AMARILLO, Texas (KAMR/KCIT) — An Amarillo man recently pleaded guilty in the United States District Court for the Northern District of Texas Amarillo Division to a methamphetamine-related charge. This comes after an incident in east Amarillo in June 2020.

According to documents filed earlier this month in Amarillo Federal Court, Randy Raymond Moody, also referred to as “Cheddar,” recently pleaded guilty to “Possession with Intent to Distribute Methamphetamine.” Amarillo Police were dispatched to a home in the 500 block of South Nelson on June 8, 2020, after reports of shots fired in the area.

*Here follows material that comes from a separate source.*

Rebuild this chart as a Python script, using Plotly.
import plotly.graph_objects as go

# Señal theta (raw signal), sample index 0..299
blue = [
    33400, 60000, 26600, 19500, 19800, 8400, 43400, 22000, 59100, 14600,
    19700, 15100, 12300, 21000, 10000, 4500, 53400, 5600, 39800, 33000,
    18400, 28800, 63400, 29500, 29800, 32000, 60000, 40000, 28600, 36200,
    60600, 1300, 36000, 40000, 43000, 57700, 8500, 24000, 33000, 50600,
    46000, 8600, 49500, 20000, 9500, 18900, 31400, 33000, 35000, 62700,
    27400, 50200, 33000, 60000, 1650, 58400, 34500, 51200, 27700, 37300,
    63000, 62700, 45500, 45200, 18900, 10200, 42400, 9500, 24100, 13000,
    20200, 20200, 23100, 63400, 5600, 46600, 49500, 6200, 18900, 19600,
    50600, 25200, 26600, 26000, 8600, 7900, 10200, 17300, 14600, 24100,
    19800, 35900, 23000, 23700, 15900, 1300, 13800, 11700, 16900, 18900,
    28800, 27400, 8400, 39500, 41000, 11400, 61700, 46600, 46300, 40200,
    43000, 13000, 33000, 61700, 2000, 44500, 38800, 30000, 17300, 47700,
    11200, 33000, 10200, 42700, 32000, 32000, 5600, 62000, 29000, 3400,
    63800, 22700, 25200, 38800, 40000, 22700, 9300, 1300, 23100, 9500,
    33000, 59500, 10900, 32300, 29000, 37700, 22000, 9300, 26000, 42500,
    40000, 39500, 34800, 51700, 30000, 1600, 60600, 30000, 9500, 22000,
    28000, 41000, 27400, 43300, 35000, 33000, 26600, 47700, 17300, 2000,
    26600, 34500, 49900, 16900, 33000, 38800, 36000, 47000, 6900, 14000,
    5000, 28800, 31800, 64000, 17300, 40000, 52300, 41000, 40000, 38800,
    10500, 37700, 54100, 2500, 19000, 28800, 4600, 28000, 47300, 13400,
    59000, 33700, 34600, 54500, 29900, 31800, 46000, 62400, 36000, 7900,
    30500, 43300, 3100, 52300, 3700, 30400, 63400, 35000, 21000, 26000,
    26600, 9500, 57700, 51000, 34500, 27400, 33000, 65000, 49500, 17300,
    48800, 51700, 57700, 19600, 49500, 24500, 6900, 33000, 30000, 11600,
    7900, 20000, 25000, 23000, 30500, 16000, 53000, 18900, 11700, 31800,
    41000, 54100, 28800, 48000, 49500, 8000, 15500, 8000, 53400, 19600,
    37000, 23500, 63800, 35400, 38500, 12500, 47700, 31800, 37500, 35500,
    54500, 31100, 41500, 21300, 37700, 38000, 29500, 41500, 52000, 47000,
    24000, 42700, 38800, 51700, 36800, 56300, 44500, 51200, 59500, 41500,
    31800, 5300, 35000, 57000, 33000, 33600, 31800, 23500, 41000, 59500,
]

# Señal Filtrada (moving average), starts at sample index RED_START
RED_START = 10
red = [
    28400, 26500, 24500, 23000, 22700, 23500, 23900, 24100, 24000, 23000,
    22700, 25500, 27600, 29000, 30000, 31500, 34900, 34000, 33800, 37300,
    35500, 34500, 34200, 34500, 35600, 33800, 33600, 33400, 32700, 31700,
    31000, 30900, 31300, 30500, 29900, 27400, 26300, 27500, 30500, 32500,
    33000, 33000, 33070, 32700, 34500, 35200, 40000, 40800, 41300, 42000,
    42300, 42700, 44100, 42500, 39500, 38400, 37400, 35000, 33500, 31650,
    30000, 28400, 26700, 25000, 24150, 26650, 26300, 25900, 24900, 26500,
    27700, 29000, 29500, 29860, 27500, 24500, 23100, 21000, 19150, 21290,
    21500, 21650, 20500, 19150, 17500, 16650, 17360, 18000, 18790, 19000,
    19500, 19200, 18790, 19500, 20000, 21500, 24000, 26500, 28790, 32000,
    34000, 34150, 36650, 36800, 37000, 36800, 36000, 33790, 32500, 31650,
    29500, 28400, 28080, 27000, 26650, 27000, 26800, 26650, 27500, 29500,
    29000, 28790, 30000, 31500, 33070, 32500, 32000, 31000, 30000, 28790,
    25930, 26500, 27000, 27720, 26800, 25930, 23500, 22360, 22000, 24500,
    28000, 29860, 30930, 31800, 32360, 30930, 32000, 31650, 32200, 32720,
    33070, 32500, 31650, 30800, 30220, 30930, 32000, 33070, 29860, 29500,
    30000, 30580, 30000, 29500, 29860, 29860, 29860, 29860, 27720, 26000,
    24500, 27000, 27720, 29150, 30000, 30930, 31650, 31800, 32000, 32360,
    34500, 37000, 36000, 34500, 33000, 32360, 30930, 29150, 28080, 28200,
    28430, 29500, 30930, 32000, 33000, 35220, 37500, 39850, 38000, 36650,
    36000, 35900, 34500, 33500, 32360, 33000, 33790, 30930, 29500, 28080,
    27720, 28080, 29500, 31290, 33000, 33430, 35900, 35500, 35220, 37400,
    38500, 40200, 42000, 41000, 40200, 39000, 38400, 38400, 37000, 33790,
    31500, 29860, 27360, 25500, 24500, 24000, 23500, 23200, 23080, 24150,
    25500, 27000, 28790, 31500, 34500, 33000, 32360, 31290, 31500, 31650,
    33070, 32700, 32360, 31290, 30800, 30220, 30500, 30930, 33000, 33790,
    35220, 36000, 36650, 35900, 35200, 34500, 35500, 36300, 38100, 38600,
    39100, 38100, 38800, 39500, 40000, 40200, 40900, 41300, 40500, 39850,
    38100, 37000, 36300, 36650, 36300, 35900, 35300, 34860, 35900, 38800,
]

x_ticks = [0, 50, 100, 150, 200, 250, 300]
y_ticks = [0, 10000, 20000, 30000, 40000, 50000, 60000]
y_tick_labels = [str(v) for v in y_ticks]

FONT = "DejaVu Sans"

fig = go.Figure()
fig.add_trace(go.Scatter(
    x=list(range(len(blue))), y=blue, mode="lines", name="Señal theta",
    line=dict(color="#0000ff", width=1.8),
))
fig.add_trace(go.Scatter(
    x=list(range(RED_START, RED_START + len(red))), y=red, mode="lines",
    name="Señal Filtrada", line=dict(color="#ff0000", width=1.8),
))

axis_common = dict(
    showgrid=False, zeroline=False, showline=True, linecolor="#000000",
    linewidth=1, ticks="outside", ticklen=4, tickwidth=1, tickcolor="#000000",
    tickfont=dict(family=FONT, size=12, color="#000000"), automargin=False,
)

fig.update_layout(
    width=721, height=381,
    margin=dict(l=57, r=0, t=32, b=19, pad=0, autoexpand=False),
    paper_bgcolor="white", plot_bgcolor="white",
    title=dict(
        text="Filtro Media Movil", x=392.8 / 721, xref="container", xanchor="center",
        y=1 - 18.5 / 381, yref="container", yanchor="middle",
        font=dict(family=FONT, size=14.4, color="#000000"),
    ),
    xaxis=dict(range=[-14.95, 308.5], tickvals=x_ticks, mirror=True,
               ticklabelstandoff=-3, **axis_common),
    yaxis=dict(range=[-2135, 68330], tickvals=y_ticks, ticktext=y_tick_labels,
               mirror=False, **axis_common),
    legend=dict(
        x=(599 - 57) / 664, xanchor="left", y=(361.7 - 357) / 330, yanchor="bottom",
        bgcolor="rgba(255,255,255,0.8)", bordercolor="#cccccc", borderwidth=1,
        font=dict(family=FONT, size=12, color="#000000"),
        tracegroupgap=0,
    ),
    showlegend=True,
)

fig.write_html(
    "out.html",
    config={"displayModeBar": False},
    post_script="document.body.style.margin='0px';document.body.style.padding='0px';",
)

When police arrived at the home, officers observed a man dragging a woman into a door of the home. Officers saw a few other people inside the home trying to hide from officers when they looked inside, according to documents. Officers requested the people inside to open the door of the home, but were unsuccessful.

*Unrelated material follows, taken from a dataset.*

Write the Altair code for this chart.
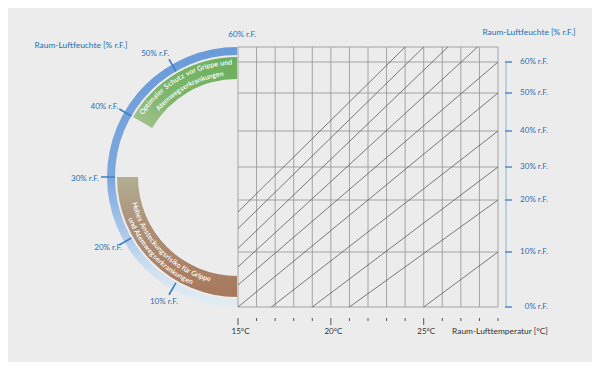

Believing that a person in the home was in danger, officers from the department entered the home. When they entered, officers detained a woman, who told officers that her boyfriend, identified as Moody, was passed out in one of the bedrooms.

After officers located Moody inside one of the bedrooms, officers saw drug paraphernalia, a bag containing a crystalline substance in an open dresser drawer as well as “several rounds” of ammunition. Officials with the department’s narcotics team conducted a search of the residence and also found the items.

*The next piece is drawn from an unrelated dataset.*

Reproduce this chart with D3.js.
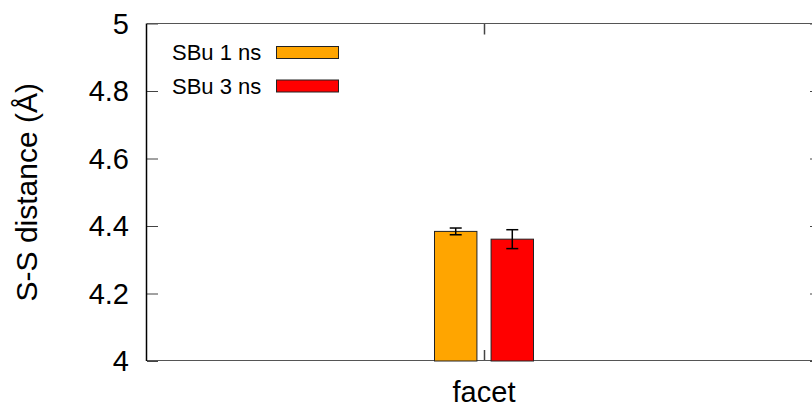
<!DOCTYPE html>
<html>
<head>
<meta charset="utf-8">
<script src="https://cdn.jsdelivr.net/npm/d3@7"></script>
<style>
  html, body { margin: 0; padding: 0; background: #fff; }
  svg { display: block; font-family: "Liberation Sans", Arial, sans-serif; }
</style>
</head>
<body>
<svg id="chart" width="812" height="407"></svg>
<script>
// Mean S-S distance per system, with standard-error bars
const categories = ["facet"];
const seriesNames = ["SBu 1 ns", "SBu 3 ns"];
const seriesColors = ["#ffa500", "#ff0000"];
const meanValues = [4.384, 4.361];
const errorValues = [0.010, 0.028];
const yTicks = [4, 4.2, 4.4, 4.6, 4.8, 5];
const yTickLabels = ["4", "4.2", "4.4", "4.6", "4.8", "5"];
const yLabel = "S-S distance (Å)";

const svg = d3.select("#chart");
const plotLeft = 147, plotRight = 821, plotTop = 23.5, plotBottom = 361;

const x = d3.scaleBand().domain(categories).range([plotLeft, plotRight]).padding(0);
const xs = d3.scaleBand().domain(seriesNames).range([-49.5, 49.5]).paddingInner(0.25);
const y = d3.scaleLinear().domain([4, 5]).range([plotBottom, plotTop]);

const frame = svg.append("g");

// y ticks (left, mirrored on right)
const yAxisL = d3.axisRight(y).tickValues(yTicks).tickSize(11).tickFormat("");
const yAxisR = d3.axisLeft(y).tickValues(yTicks).tickSize(11).tickFormat("");
frame.append("g").attr("transform", `translate(${plotLeft},0)`).call(yAxisL)
  .call(g => g.select(".domain").remove())
  .call(g => g.selectAll("line").attr("stroke", "#444"));
frame.append("g").attr("transform", `translate(${plotRight},0)`).call(yAxisR)
  .call(g => g.select(".domain").remove())
  .call(g => g.selectAll("line").attr("stroke", "#444"));

// y tick labels
svg.append("g").selectAll("text").data(yTicks).join("text")
  .attr("x", 129).attr("y", d => y(d)).attr("dy", "0.35em")
  .attr("text-anchor", "end").attr("font-size", 29).attr("fill", "#000")
  .text((d, i) => yTickLabels[i]);

// x ticks (bottom and top)
const cx = c => x(c) + x.bandwidth() / 2;
frame.selectAll(".xtb").data(categories).join("line")
  .attr("x1", d => Math.round(cx(d)) + 0.5).attr("x2", d => Math.round(cx(d)) + 0.5)
  .attr("y1", plotBottom).attr("y2", plotBottom - 11).attr("stroke", "#444").attr("stroke-width", 1.5);
frame.selectAll(".xtt").data(categories).join("line")
  .attr("x1", d => Math.round(cx(d)) + 0.5).attr("x2", d => Math.round(cx(d)) + 0.5)
  .attr("y1", plotTop).attr("y2", plotTop + 11).attr("stroke", "#444").attr("stroke-width", 1.5);

// x tick labels
svg.append("g").selectAll("text").data(categories).join("text")
  .attr("x", d => cx(d)).attr("y", 402)
  .attr("text-anchor", "middle").attr("font-size", 29).attr("fill", "#000")
  .text(d => d);

// bars
const bars = svg.append("g");
seriesNames.forEach((s, i) => {
  categories.forEach(c => {
    const bx = cx(c) + xs(s);
    bars.append("rect")
      .attr("x", bx).attr("y", y(meanValues[i]))
      .attr("width", xs.bandwidth()).attr("height", y(4) - y(meanValues[i]))
      .attr("fill", seriesColors[i]).attr("stroke", "#222").attr("stroke-width", 1);
    const mx = bx + xs.bandwidth() / 2;
    const e = svg.append("g").attr("stroke", "#000").attr("stroke-width", 1.5);
    e.append("line").attr("x1", mx).attr("x2", mx)
      .attr("y1", y(meanValues[i] + errorValues[i])).attr("y2", y(meanValues[i] - errorValues[i]));
    e.append("line").attr("x1", mx - 6).attr("x2", mx + 6)
      .attr("y1", y(meanValues[i] + errorValues[i])).attr("y2", y(meanValues[i] + errorValues[i]));
    e.append("line").attr("x1", mx - 6).attr("x2", mx + 6)
      .attr("y1", y(meanValues[i] - errorValues[i])).attr("y2", y(meanValues[i] - errorValues[i]));
  });
});

// border
frame.append("line").attr("x1", plotLeft).attr("x2", plotRight).attr("y1", plotTop).attr("y2", plotTop)
  .attr("stroke", "#555").attr("stroke-width", 1.2);
frame.append("line").attr("x1", plotLeft).attr("x2", plotRight).attr("y1", plotBottom - 0.5).attr("y2", plotBottom - 0.5)
  .attr("stroke", "#555").attr("stroke-width", 1.2);
frame.append("line").attr("x1", plotLeft - 0.5).attr("x2", plotLeft - 0.5).attr("y1", plotTop).attr("y2", plotBottom)
  .attr("stroke", "#000").attr("stroke-width", 1.5);
frame.append("line").attr("x1", plotRight).attr("x2", plotRight).attr("y1", plotTop).attr("y2", plotBottom)
  .attr("stroke", "#000").attr("stroke-width", 1.5);

// legend
const legend = svg.append("g");
seriesNames.forEach((s, i) => {
  const ly = 52.5 + i * 33.5;
  legend.append("text").attr("x", 172).attr("y", ly).attr("dy", "0.35em")
    .attr("font-size", 22).attr("fill", "#000").text(s);
  legend.append("rect").attr("x", 276.5).attr("y", ly - 6).attr("width", 62).attr("height", 12)
    .attr("fill", seriesColors[i]).attr("stroke", "#222").attr("stroke-width", 1);
});

// y axis title
svg.append("text")
  .attr("transform", `translate(36.5,${(plotTop + plotBottom) / 2}) rotate(-90)`)
  .attr("text-anchor", "middle").attr("font-size", 30).attr("fill", "#000")
  .text(yLabel);
</script>
</body>
</html>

The suspected methamphetamine, weighing around 57 grams, was tested and confirmed as methamphetamine at the DEA’s South Central Laboratory, the documents read.

“Moody admits that he knowingly possessed with intent to distribute a controlled substance, namely methamphetamine, a Schedule II controlled substance,” the documents read.

According to Moody’s plea agreement, the minimum and maximum penalties court officials can impose for this guilty plea include:

  • Imprisonment for a period not more than 20 years;
  • A fine not to exceed $1,000,000, or twice any pecuniary gain to the defendant or loss to the victim(s);
  • A term of supervised release of not less than three years or more than life, which is mandatory under the law and will follow any term of imprisonment;
  • Forfeiture of property, including the property seized by law enforcement on June 8, 2020, and October 8, 2021.